Last edited by gerrb; 05-30-12 at 11:11 AM.
#713
Taking the advice of Omar , decided to check clearances inside the trunk. It is indeed a very tight fit in there if you use -10an straight bulkhead with a 90 degree end hose. You can connect the 90 degree end hose but need to wiggle that tank around which you don't want to do everytime you connect/disconnect it . So the best will be to use a -10 an 90 degree bulkhead so you can just use an ordinary -10an end hose to connect the line to the bulkhead.

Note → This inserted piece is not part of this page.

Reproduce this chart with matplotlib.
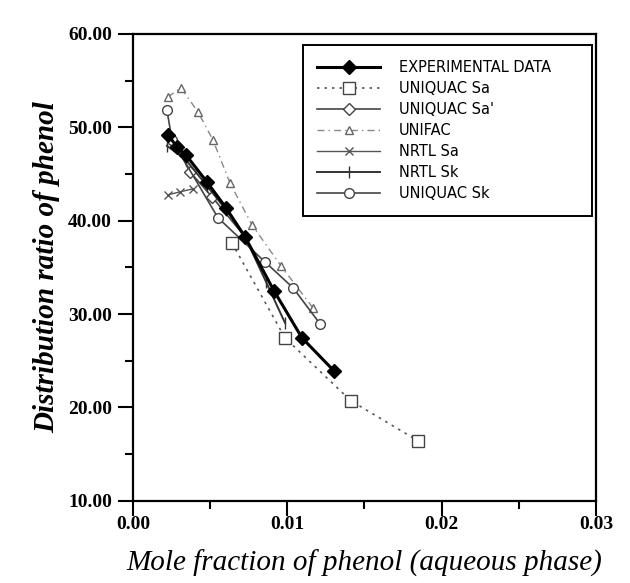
import matplotlib
matplotlib.use("Agg")
from matplotlib import pyplot as plt
from matplotlib.ticker import MultipleLocator, FormatStrFormatter

# values
exp_x = [0.00227, 0.00285, 0.00343, 0.00479, 0.00603, 0.00726, 0.00914, 0.01095, 0.01302]
exp_y = [49.19, 47.90, 47.04, 44.15, 41.37, 38.27, 32.48, 27.45, 23.92]

uniquac_sa_x = [0.00641, 0.00985, 0.01412, 0.01847]
uniquac_sa_y = [37.62, 27.45, 20.71, 16.42]

uniquac_sa2_x = [0.00279, 0.00369, 0.00512, 0.00726]
uniquac_sa2_y = [48.12, 45.22, 42.55, 38.27]

unifac_x = [0.00227, 0.00311, 0.00421, 0.00518, 0.00628, 0.00771, 0.00959, 0.01166]
unifac_y = [53.25, 54.22, 51.65, 48.65, 44.05, 39.55, 35.16, 30.66]

nrtl_sa_x = [0.00227, 0.00305, 0.00389]
nrtl_sa_y = [42.76, 43.08, 43.40]

nrtl_sk_x = [0.00220, 0.00343, 0.00479, 0.00603, 0.00726, 0.00862, 0.00985]
nrtl_sk_y = [48.01, 46.51, 43.73, 41.16, 38.27, 33.45, 29.06]

uniquac_sk_x = [0.00220, 0.00253, 0.00551, 0.00855, 0.01037, 0.01212]
uniquac_sk_y = [51.86, 48.65, 40.30, 35.59, 32.81, 28.95]

fig = plt.figure(figsize=(6.3, 5.83), dpi=100)
ax = fig.add_axes([0.211, 0.141, 0.735, 0.801])

ax.plot(exp_x, exp_y, color="black", lw=2.2, marker="D", ms=7,
        mfc="black", mec="black", label="EXPERIMENTAL DATA", zorder=5)
ax.plot(uniquac_sa_x, uniquac_sa_y, color="#555555", lw=1.2, ls=(0, (1.5, 3)),
        marker="s", ms=8, mfc="white", mec="#444444", label="UNIQUAC Sa")
ax.plot(uniquac_sa2_x, uniquac_sa2_y, color="#444444", lw=1.2, marker="D", ms=6,
        mfc="white", mec="#444444", label="UNIQUAC Sa'")
ax.plot(unifac_x, unifac_y, color="#888888", lw=1.0, ls=(0, (5, 3, 1, 3)),
        marker="^", ms=6, mfc="white", mec="#666666", label="UNIFAC")
ax.plot(nrtl_sa_x, nrtl_sa_y, color="#555555", lw=1.0, marker="x", ms=6,
        mec="#555555", label="NRTL Sa")
ax.plot(nrtl_sk_x, nrtl_sk_y, color="#333333", lw=1.4, marker="|", ms=8,
        mec="#333333", label="NRTL Sk")
ax.plot(uniquac_sk_x, uniquac_sk_y, color="#444444", lw=1.2, marker="o", ms=7,
        mfc="white", mec="#444444", label="UNIQUAC Sk")

ax.set_xlim(0, 0.03)
ax.set_ylim(10, 60)
ax.xaxis.set_major_locator(MultipleLocator(0.01))
ax.xaxis.set_minor_locator(MultipleLocator(0.005))
ax.yaxis.set_major_locator(MultipleLocator(10))
ax.yaxis.set_minor_locator(MultipleLocator(5))
ax.xaxis.set_major_formatter(FormatStrFormatter("%.2f"))
ax.yaxis.set_major_formatter(FormatStrFormatter("%.2f"))

ax.tick_params(which="major", direction="out", length=11, width=1.5)
ax.tick_params(axis="x", which="major", pad=0)
ax.tick_params(axis="y", which="major", pad=4)
ax.tick_params(which="minor", direction="out", length=6, width=1.5)
for lab in ax.get_xticklabels() + ax.get_yticklabels():
    lab.set_fontfamily("Liberation Serif")
    lab.set_fontweight("bold")
    lab.set_fontsize(14)
for s in ax.spines.values():
    s.set_linewidth(1.6)

ax.set_xlabel("Mole fraction of phenol (aqueous phase)", family="Liberation Serif",
              style="italic", fontsize=21, labelpad=12)
ax.set_ylabel("Distribution ratio of phenol", family="Liberation Serif",
              style="italic", weight="bold", fontsize=21, labelpad=6)

leg = ax.legend(loc="upper left", bbox_to_anchor=(0.367, 0.5, 0.624, 0.476), mode="expand",
                fancybox=False, edgecolor="black", framealpha=1,
                prop={"family": "DejaVu Sans", "size": 10.5},
                handlelength=4.3, borderpad=1.0, labelspacing=0.42, handletextpad=1.3,
                borderaxespad=0)
leg.get_frame().set_linewidth(1.4)

fig.savefig("out.png", dpi=100)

Very tight fit / little space ... as seen in the pictures
Very tight fit / little space ... as seen in the pictures
#714
I believe there are more benefits in keeping the charcoal canister than having a cleaner engine bay look. It at least absorb fuel vapors. My wife and family visitors at times complain of fuel smell inside the house which is emanating from the garage I believe whenever I have my two supras inside the garage.

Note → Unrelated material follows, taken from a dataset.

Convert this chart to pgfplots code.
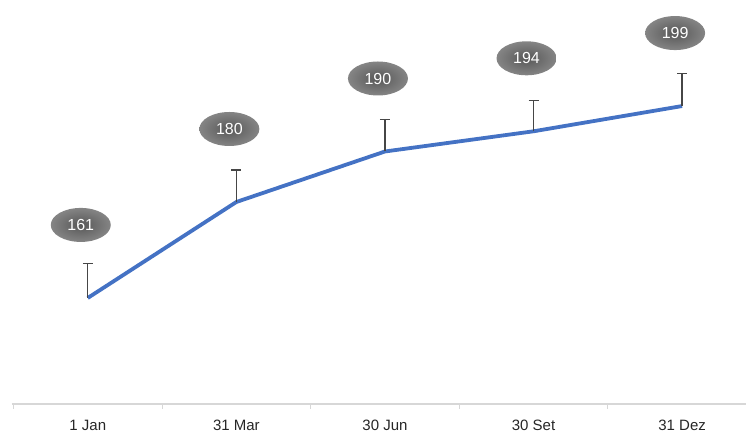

So , I decided to be consistent with the flat black look I want on the engine bay, decided to paint the canister and its holder
So , I decided to be consistent with the flat black look I want on the engine bay, decided to paint the canister and its holder
Last edited by gerrb; 05-31-12 at 08:08 AM.
#716
Anybody here have used teflon wires gauge 10 for the internal fuel pumps ? Were can you get them by the foot at a good price ? Like I need 5 feet of black and 5 feet of red. Freaking local auto supplies don't have them. I need to wire my 3 x TT Denso pumps and need teflon wires gauge 10 so they are alcohol friendly. The cheapest I saw online is 25 feet for $92 for one color and I don't need all that . Spending $184 is just too much.